Phenomenological description of quantum gravity inspired modified classical electrodynamics
R. Montemayor, Luis F. Urrutia

TL;DR
This paper explores quantum gravity-inspired modifications to classical electrodynamics, modeling it as a dispersive, birefringent medium with non-local effects, analyzing causality and observational implications.
Contribution
It introduces a phenomenological framework incorporating quantum gravity corrections into electrodynamics using non-local constitutive relations up to second order.
Findings
Derivation of energy-momentum tensor and Green functions
Identification of frequency-dependent refraction indices
Demonstration that causality violations are suppressed in the radiation regime
Abstract
We discuss a large class of phenomenological models incorporating quantum gravity motivated corrections to electrodynamics.

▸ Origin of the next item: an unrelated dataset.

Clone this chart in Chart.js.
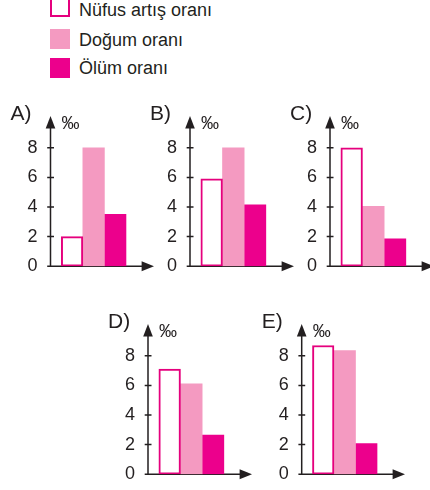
<!DOCTYPE html>
<html><head><meta charset="utf-8">
<script src="https://cdn.jsdelivr.net/npm/chart.js@4.4.1/dist/chart.umd.min.js"></script>
<style>
html,body{margin:0;padding:0;background:#fff;width:430px;height:490px;overflow:hidden;}
body{position:relative;font-family:"Liberation Sans",Arial,Helvetica,sans-serif;color:#231F20;}
.txt{position:absolute;white-space:nowrap;line-height:1;}
canvas{position:absolute;}
.box{position:absolute;width:20px;height:20px;box-sizing:border-box;}
</style></head><body>
<script>
// ---- data ----
const panelLabels = ['A)', 'B)', 'C)', 'D)', 'E)'];
const seriesNames = ['Nüfus artış oranı', 'Doğum oranı', 'Ölüm oranı'];
const nufusArtis = [2.0, 5.9, 8.0, 7.1, 8.7];
const dogum      = [8.0, 8.0, 4.05, 6.1, 8.35];
const olum       = [3.5, 4.15, 1.85, 2.65, 2.07];
const yTicks     = [0, 2, 4, 6, 8];
const unitLabel  = '‰';

// ---- styles / layout ----
const ink = '#231F20';
const fills   = ['#FFFFFF', '#F49AC1', '#EC008C'];
const borders = ['#E5007D', '#F49AC1', '#EC008C'];
const borderW = [2, 0, 0];
const panelAxisX = [50.5, 190, 330, 148, 301.7];
const panelRow   = [0, 0, 0, 1, 1];
const rowTip  = [116, 324];
const rowZero = [267.7, 475.7];
const seriesValues = [nufusArtis, dogum, olum];

// legend (HTML)
const legendBoxTop = [-2.7, 29, 57.7];
const legendTextTop = [0.8, 30.5, 58.8];
seriesNames.forEach((name, i) => {
  const b = document.createElement('div');
  b.className = 'box';
  b.style.left = '50px'; b.style.top = legendBoxTop[i] + 'px';
  b.style.background = fills[i];
  if (borderW[i]) b.style.border = '2px solid ' + borders[i];
  document.body.appendChild(b);
  const t = document.createElement('div');
  t.className = 'txt';
  t.style.left = '79px'; t.style.top = legendTextTop[i] + 'px';
  t.style.fontSize = '18px';
  t.textContent = name;
  document.body.appendChild(t);
});

const axesPlugin = {
  id: 'axesArrows',
  beforeDatasetsDraw(chart) {
    const {ctx, chartArea: {left, top, right, bottom}, scales: {y}} = chart;
    const ah = 12.4, aw = 4.8;
    ctx.save();
    ctx.strokeStyle = ink; ctx.fillStyle = ink; ctx.lineWidth = 1.5;
    ctx.beginPath();
    ctx.moveTo(left, bottom); ctx.lineTo(left, top + ah - 1);
    ctx.moveTo(left - 3.3, bottom); ctx.lineTo(right - ah + 1, bottom);
    yTicks.forEach(v => {
      if (v === 0) return;
      const py = y.getPixelForValue(v);
      ctx.moveTo(left - 3.3, py); ctx.lineTo(left + 3.5, py);
    });
    ctx.stroke();
    ctx.beginPath();
    ctx.moveTo(left, top); ctx.lineTo(left - aw, top + ah); ctx.lineTo(left + aw, top + ah);
    ctx.closePath(); ctx.fill();
    ctx.beginPath();
    ctx.moveTo(right, bottom); ctx.lineTo(right - ah, bottom - 5); ctx.lineTo(right - ah, bottom + 5);
    ctx.closePath(); ctx.fill();
    ctx.restore();
  }
};

panelLabels.forEach((lab, pi) => {
  const ax = panelAxisX[pi];
  const r = panelRow[pi];
  const tip = rowTip[r], zero = rowZero[r];
  const cLeft = Math.floor(ax - 40);
  const cTop = tip - 16;
  const W = 148, H = 182;
  const cv = document.createElement('canvas');
  cv.width = W; cv.height = H;
  cv.style.left = cLeft + 'px'; cv.style.top = cTop + 'px';
  cv.style.width = W + 'px'; cv.style.height = H + 'px';
  document.body.appendChild(cv);

  // panel letter
  const l = document.createElement('div');
  l.className = 'txt';
  l.style.left = (ax - 40) + 'px'; l.style.top = (tip - 13.8) + 'px';
  l.style.fontSize = '21px';
  l.textContent = lab;
  document.body.appendChild(l);
  // unit
  const u = document.createElement('div');
  u.className = 'txt';
  u.style.left = (ax + 11) + 'px'; u.style.top = (tip - 2.5) + 'px';
  u.style.fontSize = '18px';
  u.textContent = unitLabel;
  document.body.appendChild(u);

  new Chart(cv, {
    type: 'bar',
    data: {
      datasets: seriesValues.map((vals, si) => ({
        label: seriesNames[si],
        data: [{x: si + 1, y: vals[pi]}],
        backgroundColor: fills[si],
        borderColor: borders[si],
        borderWidth: borderW[si],
        borderSkipped: false,
        grouped: false,
        barPercentage: 1,
        categoryPercentage: 1
      }))
    },
    options: {
      responsive: false,
      animation: false,
      devicePixelRatio: 1,
      layout: {padding: {top: 16, bottom: H - 16 - (zero - tip), left: ax - 40 - cLeft, right: 4}},
      plugins: {legend: {display: false}, tooltip: {enabled: false}},
      scales: {
        x: {
          type: 'linear', min: 0, max: 4.8, display: false, offset: false,
          afterBuildTicks: s => { s.ticks = [0, 1, 2, 3, 4].map(v => ({value: v})); }
        },
        y: {
          type: 'linear', min: 0, max: 10.15,
          border: {display: false},
          grid: {display: false},
          afterBuildTicks: s => { s.ticks = yTicks.map(v => ({value: v})); },
          afterFit: s => { s.width = 40; },
          ticks: {
            padding: 5, color: ink,
            font: {family: 'Liberation Sans', size: 18}
          }
        }
      }
    },
    plugins: [axesPlugin]
  });
});
</script>
</body></html>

The framework is that of electrodynamics in a birefringent and dispersive medium with non-local constitutive relations, which are considered up to second order in the inverse of the energy characterizing the quantum gravity scale. The energy-momentum tensor, Green functions and frequency dependent refraction indices are obtained, leading to departures from standard physics. The effective character of the theory is also emphasized by introducing a frequency cutoff. The analysis of its effects upon the standard notion of causality is performed, showing that in the radiation regime the expected corrections get further suppressed by highly oscillating terms, thus forbiding causality violations to show up in the corresponding observational effects.